Not surprisingly, Mr Turnbull and his ministers accused Mr Shorten and Labor of indulging in the politics of envy and class war. But new research suggests this attack will not wash with voters.
The economic think tank CEDA has released the findings of its latest Community Pulse survey of 3000 Australians. It found only 5 per cent think they have personally gained a lot from 26 years of continuous growth, while 74 per cent felt larger corporations and senior executives had gained a lot.
The result is a sure-fire sign that stagnating wage growth and insecure work is sapping the good will of ordinary people to “trickle-down economics,” the dominant theory of the past quarter century. And the one the government is still using to justify its $144 billion income tax package and its $80 billion corporate tax cuts.

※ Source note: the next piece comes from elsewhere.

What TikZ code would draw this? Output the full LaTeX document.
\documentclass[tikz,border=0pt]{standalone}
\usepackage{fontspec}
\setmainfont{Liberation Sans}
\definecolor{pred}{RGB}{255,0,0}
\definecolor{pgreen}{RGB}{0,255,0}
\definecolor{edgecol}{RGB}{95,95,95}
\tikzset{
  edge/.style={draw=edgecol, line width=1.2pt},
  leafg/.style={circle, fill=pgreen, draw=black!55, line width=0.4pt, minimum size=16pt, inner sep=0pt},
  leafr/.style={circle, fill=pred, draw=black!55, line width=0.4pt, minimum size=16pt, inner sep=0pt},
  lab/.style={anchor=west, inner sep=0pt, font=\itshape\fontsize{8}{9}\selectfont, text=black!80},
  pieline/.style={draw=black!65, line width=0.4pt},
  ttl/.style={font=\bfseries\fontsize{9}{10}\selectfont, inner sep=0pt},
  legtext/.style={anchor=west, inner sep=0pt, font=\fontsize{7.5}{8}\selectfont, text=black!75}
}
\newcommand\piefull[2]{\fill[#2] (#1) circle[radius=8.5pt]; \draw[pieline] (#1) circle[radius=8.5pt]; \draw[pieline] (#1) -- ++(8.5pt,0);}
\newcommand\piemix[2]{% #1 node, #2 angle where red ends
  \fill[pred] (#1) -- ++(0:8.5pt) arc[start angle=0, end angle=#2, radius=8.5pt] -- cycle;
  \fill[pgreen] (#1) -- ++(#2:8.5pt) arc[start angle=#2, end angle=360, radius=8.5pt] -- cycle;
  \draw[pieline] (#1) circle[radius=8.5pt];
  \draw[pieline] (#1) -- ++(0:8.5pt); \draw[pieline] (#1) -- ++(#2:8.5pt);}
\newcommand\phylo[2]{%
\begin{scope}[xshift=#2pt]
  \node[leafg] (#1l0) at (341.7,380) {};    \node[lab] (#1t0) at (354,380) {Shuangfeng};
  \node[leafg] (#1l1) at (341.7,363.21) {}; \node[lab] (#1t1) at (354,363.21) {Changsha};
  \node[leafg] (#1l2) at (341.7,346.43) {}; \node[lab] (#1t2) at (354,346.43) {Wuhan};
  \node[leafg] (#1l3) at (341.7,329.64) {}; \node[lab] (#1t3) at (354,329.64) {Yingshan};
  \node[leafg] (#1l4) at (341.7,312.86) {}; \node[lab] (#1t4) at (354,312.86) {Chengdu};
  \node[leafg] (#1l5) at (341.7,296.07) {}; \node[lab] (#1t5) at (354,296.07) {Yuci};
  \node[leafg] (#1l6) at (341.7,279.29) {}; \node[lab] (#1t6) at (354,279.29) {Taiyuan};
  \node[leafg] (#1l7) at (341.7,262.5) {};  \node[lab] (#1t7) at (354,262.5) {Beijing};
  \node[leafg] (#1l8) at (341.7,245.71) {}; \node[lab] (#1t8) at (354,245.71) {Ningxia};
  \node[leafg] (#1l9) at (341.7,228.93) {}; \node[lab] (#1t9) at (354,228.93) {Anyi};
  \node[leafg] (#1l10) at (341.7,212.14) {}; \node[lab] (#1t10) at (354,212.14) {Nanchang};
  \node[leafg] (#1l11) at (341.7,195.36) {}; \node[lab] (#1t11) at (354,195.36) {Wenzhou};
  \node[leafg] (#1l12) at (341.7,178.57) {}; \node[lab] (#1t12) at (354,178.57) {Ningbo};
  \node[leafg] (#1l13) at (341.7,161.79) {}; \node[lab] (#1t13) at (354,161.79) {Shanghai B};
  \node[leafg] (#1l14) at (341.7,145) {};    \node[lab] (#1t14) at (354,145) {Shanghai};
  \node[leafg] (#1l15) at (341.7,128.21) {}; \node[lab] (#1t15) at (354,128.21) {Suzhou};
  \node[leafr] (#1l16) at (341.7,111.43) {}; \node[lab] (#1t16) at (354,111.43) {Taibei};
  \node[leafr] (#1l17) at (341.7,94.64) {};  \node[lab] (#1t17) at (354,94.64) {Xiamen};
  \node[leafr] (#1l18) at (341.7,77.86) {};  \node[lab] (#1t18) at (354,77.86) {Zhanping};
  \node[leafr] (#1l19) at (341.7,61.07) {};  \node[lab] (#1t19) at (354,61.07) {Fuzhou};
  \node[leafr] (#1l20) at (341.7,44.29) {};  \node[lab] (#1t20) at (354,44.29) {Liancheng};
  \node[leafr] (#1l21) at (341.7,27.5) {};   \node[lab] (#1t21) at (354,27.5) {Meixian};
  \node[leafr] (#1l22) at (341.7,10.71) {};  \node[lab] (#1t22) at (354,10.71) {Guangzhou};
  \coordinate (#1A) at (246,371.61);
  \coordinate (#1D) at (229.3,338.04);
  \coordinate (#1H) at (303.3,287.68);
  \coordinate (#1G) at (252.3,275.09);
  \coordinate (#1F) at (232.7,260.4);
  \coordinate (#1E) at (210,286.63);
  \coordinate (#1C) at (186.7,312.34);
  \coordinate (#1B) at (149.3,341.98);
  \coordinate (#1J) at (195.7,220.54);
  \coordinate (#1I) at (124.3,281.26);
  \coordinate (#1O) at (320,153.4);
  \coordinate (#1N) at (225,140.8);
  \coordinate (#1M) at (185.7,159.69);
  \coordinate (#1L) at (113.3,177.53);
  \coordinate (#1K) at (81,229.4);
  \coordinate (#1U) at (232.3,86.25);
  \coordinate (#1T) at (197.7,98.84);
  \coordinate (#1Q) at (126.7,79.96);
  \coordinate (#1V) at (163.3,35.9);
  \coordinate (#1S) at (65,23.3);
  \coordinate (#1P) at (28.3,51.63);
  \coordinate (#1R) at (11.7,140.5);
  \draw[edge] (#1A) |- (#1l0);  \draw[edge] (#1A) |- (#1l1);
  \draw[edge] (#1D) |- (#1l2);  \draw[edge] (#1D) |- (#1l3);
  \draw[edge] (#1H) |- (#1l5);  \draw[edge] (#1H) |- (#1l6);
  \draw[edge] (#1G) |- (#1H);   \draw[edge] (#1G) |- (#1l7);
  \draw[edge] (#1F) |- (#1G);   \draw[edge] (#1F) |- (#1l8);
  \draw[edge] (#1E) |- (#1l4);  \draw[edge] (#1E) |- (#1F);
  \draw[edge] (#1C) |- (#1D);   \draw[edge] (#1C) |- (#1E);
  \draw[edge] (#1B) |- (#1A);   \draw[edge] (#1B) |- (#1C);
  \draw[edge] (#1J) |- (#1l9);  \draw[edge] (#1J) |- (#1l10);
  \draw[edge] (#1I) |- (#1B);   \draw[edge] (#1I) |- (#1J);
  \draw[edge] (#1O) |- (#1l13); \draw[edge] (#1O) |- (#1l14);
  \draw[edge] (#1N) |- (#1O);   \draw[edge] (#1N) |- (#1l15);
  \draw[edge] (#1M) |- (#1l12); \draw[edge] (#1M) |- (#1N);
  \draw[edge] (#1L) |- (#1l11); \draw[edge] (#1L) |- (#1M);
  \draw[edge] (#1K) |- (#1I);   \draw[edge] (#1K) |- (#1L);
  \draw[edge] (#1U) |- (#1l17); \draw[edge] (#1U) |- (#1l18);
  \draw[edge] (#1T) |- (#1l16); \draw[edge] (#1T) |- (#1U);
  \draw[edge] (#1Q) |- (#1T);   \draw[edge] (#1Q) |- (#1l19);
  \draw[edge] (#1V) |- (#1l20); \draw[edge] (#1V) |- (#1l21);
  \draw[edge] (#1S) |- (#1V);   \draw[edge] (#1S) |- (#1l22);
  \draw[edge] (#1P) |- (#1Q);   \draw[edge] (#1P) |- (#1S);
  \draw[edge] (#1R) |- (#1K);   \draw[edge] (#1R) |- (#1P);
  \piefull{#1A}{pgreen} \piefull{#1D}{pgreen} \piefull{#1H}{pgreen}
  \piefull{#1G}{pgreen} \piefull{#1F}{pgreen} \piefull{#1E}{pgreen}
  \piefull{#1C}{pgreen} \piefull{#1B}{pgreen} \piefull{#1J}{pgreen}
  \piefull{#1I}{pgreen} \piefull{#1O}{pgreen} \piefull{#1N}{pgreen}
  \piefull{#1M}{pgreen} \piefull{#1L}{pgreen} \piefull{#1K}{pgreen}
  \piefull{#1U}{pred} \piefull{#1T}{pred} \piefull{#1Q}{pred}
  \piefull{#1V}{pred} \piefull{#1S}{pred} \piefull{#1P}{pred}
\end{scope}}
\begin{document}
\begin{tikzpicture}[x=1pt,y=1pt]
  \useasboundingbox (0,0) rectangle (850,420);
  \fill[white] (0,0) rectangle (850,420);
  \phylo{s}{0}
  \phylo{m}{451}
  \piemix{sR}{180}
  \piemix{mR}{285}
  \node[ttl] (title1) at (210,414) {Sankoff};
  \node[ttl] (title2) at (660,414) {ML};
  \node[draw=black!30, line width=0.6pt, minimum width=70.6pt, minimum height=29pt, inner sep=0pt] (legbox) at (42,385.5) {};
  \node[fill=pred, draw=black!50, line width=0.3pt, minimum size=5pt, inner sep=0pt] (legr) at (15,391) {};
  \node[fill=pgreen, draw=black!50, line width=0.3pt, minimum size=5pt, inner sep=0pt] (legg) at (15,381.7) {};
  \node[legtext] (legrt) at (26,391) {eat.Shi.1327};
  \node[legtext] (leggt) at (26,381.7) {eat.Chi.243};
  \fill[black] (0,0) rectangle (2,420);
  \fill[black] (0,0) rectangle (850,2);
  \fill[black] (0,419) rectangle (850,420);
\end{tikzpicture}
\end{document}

The Prime Minister co-opted Labor front bencher, Anthony Albanese, to his cause. He seized on “Albo’s” Friday night speech where he urged Labor “to engage constructively with business” and that the country is best served by uniting rather than dividing people.
This, Mr Turnbull said, was “old Labor values” in contrast to Mr Shorten’s “mean-spirited negativity”. It was also, according to senior minister Christopher Pyne, a “bloodied dagger” masquerading as a speech and aimed at Mr Shorten.
Many in Labor have no doubt Mr Albanese was trailing his coat but there is anger at the brazenness of it, especially in the run up to hard-fought byelections.
If there were any doubts Mr Shorten and the party are very concerned over the results, especially in Braddon and Longman, the emergence of the attack ad should put pay to them.